Christians—Christ followers—as long as we live, we will be right on the edge.

And because this is true, we need to come to places like this where we can hear God’s Word and know that the hope God has given us here (heart) and here (head) and here (arms), the signs of God’s love we have seen—as people are healed and forgiven and brought back together will someday be complete, that someday the edge will be gone and we can live in peace with no more fear.

That’s why Jesus brings his disciples, and through their testimony he brings us, up to a place where everything becomes clear, if only for a moment. He brings three followers up to a mountain and the earthly confusion is taken away, and Jesus is there with Moses the law-giver and Elijah the man who was taken to heaven in a whirlwind, and they hear a clear voice, telling them which of all voices they should be listening to, this one, Jesus, this one, my son, listen to HIM!

And what a glory and what a treasure that is. For all the righteousness of Moses, who tells us how to live, and for all the powerful testimony of Elijah, who called down fire and executed God's righteous anger on evildoers, we are given gentle, loving, bold, suffering Jesus, who would rather die for sinners than have them destroyed, who would rather welcome and transform those we reject instead of turning his back.

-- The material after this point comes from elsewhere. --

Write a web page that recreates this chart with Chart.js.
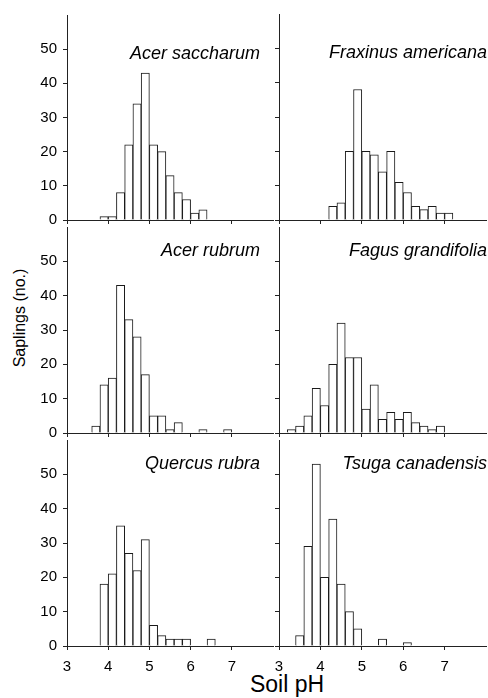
<!DOCTYPE html>
<html>
<head>
<meta charset="utf-8">
<script src="https://cdn.jsdelivr.net/npm/chart.js@4.4.0/dist/chart.umd.min.js"></script>
<style>
  html, body { margin: 0; padding: 0; background: #fff; }
  #wrap { position: relative; width: 488px; height: 698px; overflow: hidden; font-family: "Liberation Sans", Arial, sans-serif; color: #000; }
  #wrap canvas { position: absolute; left: 0; top: 0; }
  .ylab { position: absolute; left: 20px; top: 318px; transform: translate(-50%, -50%) rotate(-90deg); font-size: 16px; white-space: nowrap; }
  .xlab { position: absolute; left: 287px; top: 684px; transform: translate(-50%, -50%); font-size: 23px; white-space: nowrap; }
</style>
</head>
<body>
<div id="wrap">
  <div class="ylab">Saplings (no.)</div>
  <div class="xlab">Soil pH</div>
</div>
<script>
// histogram bins: 0.2 pH wide, centres from 3.1 to 7.9
const binCenters = [3.1, 3.3, 3.5, 3.7, 3.9, 4.1, 4.3, 4.5, 4.7, 4.9, 5.1, 5.3, 5.5, 5.7, 5.9, 6.1, 6.3, 6.5, 6.7, 6.9, 7.1, 7.3, 7.5, 7.7, 7.9];

const acerSaccharum    = [0, 0, 0, 0, 1, 1, 8, 22, 34, 43, 22, 20, 13, 8, 6, 2, 3, 0, 0, 0, 0, 0, 0, 0, 0];
const fraxinusAmericana = [0, 0, 0, 0, 0, 0, 4, 5, 20, 38, 20, 19, 14, 20, 11, 8, 4, 3, 4, 2, 2, 0, 0, 0, 0];
const acerRubrum       = [0, 0, 0, 2, 14, 16, 43, 33, 28, 17, 5, 5, 1, 3, 0, 0, 1, 0, 0, 1, 0, 0, 0, 0, 0];
const fagusGrandifolia = [0, 1, 2, 5, 13, 8, 20, 32, 22, 22, 7, 14, 4, 6, 4, 6, 3, 2, 1, 2, 0, 0, 0, 0, 0];
const quercusRubra     = [0, 0, 0, 0, 18, 21, 35, 27, 22, 31, 6, 3, 2, 2, 2, 0, 0, 2, 0, 0, 0, 0, 0, 0, 0];
const tsugaCanadensis  = [0, 0, 3, 29, 53, 20, 37, 18, 10, 5, 0, 0, 2, 0, 0, 1, 0, 0, 0, 0, 0, 0, 0, 0, 0];

const speciesNames = ['Acer saccharum', 'Fraxinus americana', 'Acer rubrum', 'Fagus grandifolia', 'Quercus rubra', 'Tsuga canadensis'];
const speciesCounts = [acerSaccharum, fraxinusAmericana, acerRubrum, fagusGrandifolia, quercusRubra, tsugaCanadensis];

const xTicks = [3, 4, 5, 6, 7];
const yTicks = [0, 10, 20, 30, 40, 50];

// panel geometry (plot area in page pixels)
const W = 488, H = 698;
const colLeft = [67, 279], colRight = [273, 486];
const rowTop = [14, 227, 440], rowBottom = [220, 433, 646];
const YW = 40, XH = 30;
const titleDy = [44, 29, 29];
const titleDx = [-13, 1];

const FONT = '"Liberation Sans", Arial, Helvetica, sans-serif';
Chart.defaults.font.family = FONT;
Chart.defaults.color = '#000';

const panelTitle = {
  id: 'panelTitle',
  afterDraw(chart, args, opts) {
    const { ctx, chartArea } = chart;
    ctx.save();
    ctx.font = 'italic 18px ' + FONT;
    ctx.fillStyle = '#000';
    ctx.textAlign = 'right';
    ctx.textBaseline = 'alphabetic';
    ctx.fillText(opts.text, chartArea.right + opts.dx, chartArea.top + opts.dy);
    ctx.restore();
  }
};

const wrap = document.getElementById('wrap');

speciesNames.forEach((name, i) => {
  const col = i % 2, row = Math.floor(i / 2);
  const counts = speciesCounts[i];
  const cv = document.createElement('canvas');
  cv.width = W; cv.height = H;
  wrap.appendChild(cv);

  new Chart(cv, {
    type: 'bar',
    data: {
      datasets: [{
        data: binCenters.map((x, k) => ({ x: x, y: counts[k] ? counts[k] : null })),
        backgroundColor: '#fff',
        borderColor: '#1a1a1a',
        borderWidth: 1,
        barPercentage: 1,
        categoryPercentage: 1
      }]
    },
    options: {
      responsive: false,
      animation: false,
      devicePixelRatio: 1,
      layout: {
        padding: {
          left: colLeft[col] - YW,
          right: W - colRight[col],
          top: rowTop[row],
          bottom: H - rowBottom[row] - XH
        }
      },
      plugins: {
        legend: { display: false },
        tooltip: { enabled: false },
        panelTitle: { text: name, dx: titleDx[col], dy: titleDy[row] }
      },
      scales: {
        x: {
          type: 'linear',
          min: 3, max: 8,
          offset: false,
          afterBuildTicks: s => { s.ticks = xTicks.map(v => ({ value: v })); },
          afterFit: s => { s.height = XH; },
          grid: { drawOnChartArea: false, drawTicks: true, tickLength: 4, color: '#222', offset: false },
          border: { color: '#222', width: 1 },
          ticks: { display: row === 2, font: { size: 15 }, padding: 8, maxRotation: 0, autoSkip: false }
        },
        y: {
          min: 0, max: 60,
          afterBuildTicks: s => { s.ticks = yTicks.map(v => ({ value: v })); },
          afterFit: s => { s.width = YW; },
          grid: { drawOnChartArea: false, drawTicks: true, tickLength: 4, color: '#222' },
          border: { color: '#222', width: 1 },
          ticks: { display: col === 0, font: { size: 15 }, padding: 6 }
        }
      }
    },
    plugins: [panelTitle]
  });
});
</script>
</body>
</html>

This is my son, this Jesus, listen to HIM!

When everything is confused, when everything is gray, when we or our loved ones or anyone at all is suffering so [much] . . . We can look to our Lord Jesus, and listen and learn and follow without fear, for he conquered the grave and he shines like the sun. He, and he alone, is the hope that does not disappoint.

So, as we do battle in this world, as we work against unrighteousness and injustice and unforgiveness and pain, we can look to the one who loved and suffered and trust him to bring us through to a glorious future. Focused and looking and listening to Jesus, we can go to the valley of struggle, and pain, and yes, uncertainty and debate.

But staying close to our lord, coming to him in worship, sharing his Word and his love, we can come to a place frequently, where we can clearly see and believe a hope that will not disappoint.